The study presents important findings regarding existing water data in the Lake Erie drainage basin:

  • Only 15 of the 1,890 active and historical water quality monitoring sites are located in small (50 square miles and smaller) and large watersheds, and sampled with sufficient frequency to detect reductions in nutrient loads at the watershed scale. Nutrient reductions resulting from agricultural management practices can be measured sooner in small watersheds as compared to larger watersheds. Watersheds 1,000 square miles and larger that drain directly to Lake Erie are responsible for the largest agricultural nutrient loads that contribute to harmful algal blooms in Lake Erie.
  • There is a lack of small watershed monitoring sites in priority areas for water quality monitoring (areas vulnerable to soil loss and with high phosphorus yield), and areas with conservation incentive programs.
  • Active monitoring sites are collecting necessary large watershed data in the Maumee River, Sandusky River, and the River Raisin watersheds.
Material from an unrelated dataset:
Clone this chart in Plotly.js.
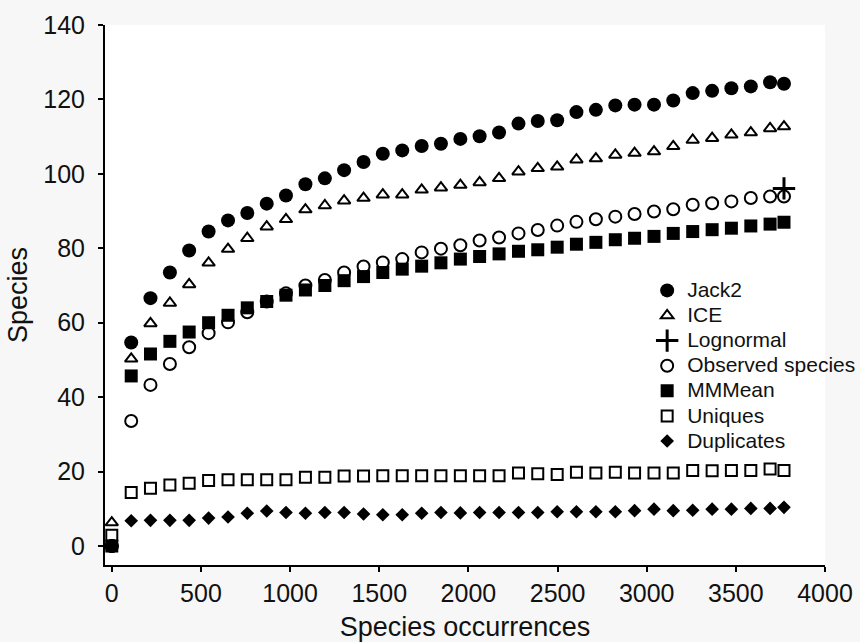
<!DOCTYPE html>
<html>
<head>
<meta charset="utf-8">
<script src="https://cdn.plot.ly/plotly-3.0.1.min.js"></script>
<style>html,body{margin:0;padding:0;background:#f7f7f7;}#chart{width:860px;height:642px;}</style>
</head>
<body>
<div id="chart"></div>
<script>
// Sample sizes (species occurrences)
const occurrences = [0,109,217,326,434,543,652,760,869,977,1086,1195,1303,1412,1520,1629,1738,1846,1955,2063,2172,2281,2389,2498,2606,2715,2824,2932,3041,3149,3258,3367,3475,3584,3692,3770];

const jack2 = [0,54.7,66.6,73.5,79.4,84.5,87.5,89.5,92.0,94.2,97.2,98.8,101.0,103.2,105.4,106.3,107.5,108.1,109.4,110.1,111.1,113.5,114.2,114.4,116.6,117.2,118.4,118.6,118.6,119.7,121.7,122.3,123.0,123.5,124.6,124.2];
const ice = [6.3,50.3,59.8,65.3,70.3,76.1,79.8,82.7,85.8,87.8,90.4,91.5,92.8,93.5,94.4,94.4,95.7,96.3,97.0,97.7,98.8,100.6,101.5,101.9,103.8,104.1,105.1,105.6,106.0,107.4,109.1,109.6,110.5,111.1,112.2,112.7];
const lognormalX = [3770];
const lognormalY = [96.1];
const observed = [0,33.6,43.3,48.9,53.4,57.2,60.1,62.8,65.7,67.9,70.0,71.5,73.5,75.1,76.2,77.1,78.9,79.9,80.8,82.1,82.9,84.0,84.9,86.1,87.1,87.8,88.5,89.2,89.9,90.5,91.7,92.1,92.6,93.5,93.9,93.9];
const mmmean = [0,45.7,51.6,55.0,57.5,60.0,62.0,64.0,65.7,67.4,68.8,70.0,71.3,72.4,73.5,74.4,75.2,76.1,77.1,77.8,78.5,79.2,79.6,80.3,81.1,81.6,82.3,82.7,83.2,84.0,84.5,85.0,85.4,86.0,86.5,87.0];
const uniques = [2.9,14.4,15.5,16.4,16.9,17.6,17.8,17.8,17.8,17.8,18.5,18.5,18.8,18.8,18.9,18.9,18.9,18.9,18.9,18.9,18.9,19.6,19.4,19.2,19.8,19.6,19.8,19.6,19.6,19.6,20.3,20.2,20.3,20.3,20.7,20.3];
const duplicates = [0,6.8,6.9,6.9,6.9,7.5,7.8,8.8,9.4,9.0,8.8,9.0,9.0,8.6,8.4,8.4,8.8,9.0,8.9,9.0,9.0,9.0,9.0,9.2,9.2,9.2,9.2,9.5,9.9,9.5,9.6,9.9,9.9,10.1,10.1,10.4];

const seriesNames = ["Jack2","ICE","Lognormal","Observed species","MMMean","Uniques","Duplicates"];
const xTitle = "Species occurrences";
const yTitle = "Species";

const FONT = "Liberation Sans, Arial, sans-serif";
const ink = "#000000";

function pts(name, x, y, marker){
  return {type:"scatter", mode:"markers",
          name:'<span style="font-size:21px">' + name + '</span>',
          x:x, y:y, marker:marker, cliponaxis:false};
}

const traces = [
  pts(seriesNames[0], occurrences, jack2, {symbol:"circle", size:14, color:ink, line:{width:0}}),
  pts(seriesNames[1], occurrences, ice, {symbol:"triangle-up-open", size:11, color:ink, line:{width:2, color:ink}}),
  pts(seriesNames[2], lognormalX, lognormalY, {symbol:"cross-thin-open", size:16, color:ink, line:{width:3, color:ink}}),
  pts(seriesNames[3], occurrences, observed, {symbol:"circle-open", size:12, color:ink, line:{width:2, color:ink}}),
  pts(seriesNames[4], occurrences, mmmean, {symbol:"square", size:13, color:ink, line:{width:0}}),
  pts(seriesNames[5], occurrences, uniques, {symbol:"square-open", size:11, color:ink, line:{width:2, color:ink}}),
  pts(seriesNames[6], occurrences, duplicates, {symbol:"diamond", size:10.5, color:ink, line:{width:0}})
];

const layout = {
  width:860, height:642,
  paper_bgcolor:"#f7f7f7",
  plot_bgcolor:"#ffffff",
  margin:{l:105, r:35, t:25, b:77, autoexpand:false},
  font:{family:FONT, color:"#111111"},
  showlegend:true,
  legend:{x:0.753, xanchor:"left", y:0.541, yanchor:"top", bgcolor:"rgba(0,0,0,0)", borderwidth:0,
          font:{family:FONT, size:17, color:"#111111"}},
  xaxis:{range:[-38,4000], dtick:500, tick0:0, showline:true, linecolor:ink, linewidth:2,
         ticks:"outside", ticklen:5, tickwidth:2, tickcolor:ink, showgrid:false, zeroline:false,
         automargin:false,
         tickfont:{family:FONT, size:25, color:"#111111"},
         title:{text:xTitle, font:{family:FONT, size:27, color:"#111111"}, standoff:12}},
  yaxis:{range:[-5.1,140], dtick:20, tick0:0, showline:true, linecolor:ink, linewidth:2,
         ticks:"outside", ticklen:5, tickwidth:2, tickcolor:ink, showgrid:false, zeroline:false,
         automargin:false, ticklabelstandoff:8,
         tickfont:{family:FONT, size:25, color:"#111111"},
         title:{text:yTitle, font:{family:FONT, size:27, color:"#111111"}, standoff:8}}
};

Plotly.newPlot("chart", traces, layout, {displayModeBar:false, staticPlot:true});
</script>
</body>
</html>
Continued, long-term water quality monitoring is essential in these large agricultural watersheds to detect nutrient load reductions to Lake Erie.

The study presents several strategies for improving efficiencies and results of both water monitoring and conservation incentive programs across the Lake Erie drainage basin.

  • Locate new small watershed monitoring sites and conservation incentive areas in unmonitored high priority watersheds.
  • Identify modifications to existing water monitoring and conservation incentive programs that allow for the most efficient use of small watershed monitoring resources. A coordinating entity should lead this collaborative planning process enlisting both water monitoring and agriculture organizations.
  • For both existing and new water quality monitoring sites, maintain sampling for a minimum of ten years after new agricultural management practices are installed to evaluate their effectiveness in reducing nutrient loading.
  • Substantially increase the use of agricultural management practices to generate statistically significant nutrient load reductions at both small and large watershed scales in the Lake Erie drainage basin.
  • Ensure access to management practice implementation and land use data in monitored watersheds to quantify the relationship between these practices and water quality trends.

The report is the first in a series of three reports evaluating the availability of water data needed to address urgent water policy issues, through the project Toward Sustainable Water Information (more information here).

The next report in this series will examine whether surface water and groundwater data are available to determine whether shale gas development is changing water quality in the Susquehanna River Basin. The NEMWI will continue these investigations by exploring the water-quality data available across the entire Northeast-Midwest region and the types of policy questions these data can inform in a State of the Region report to be released in early 2016.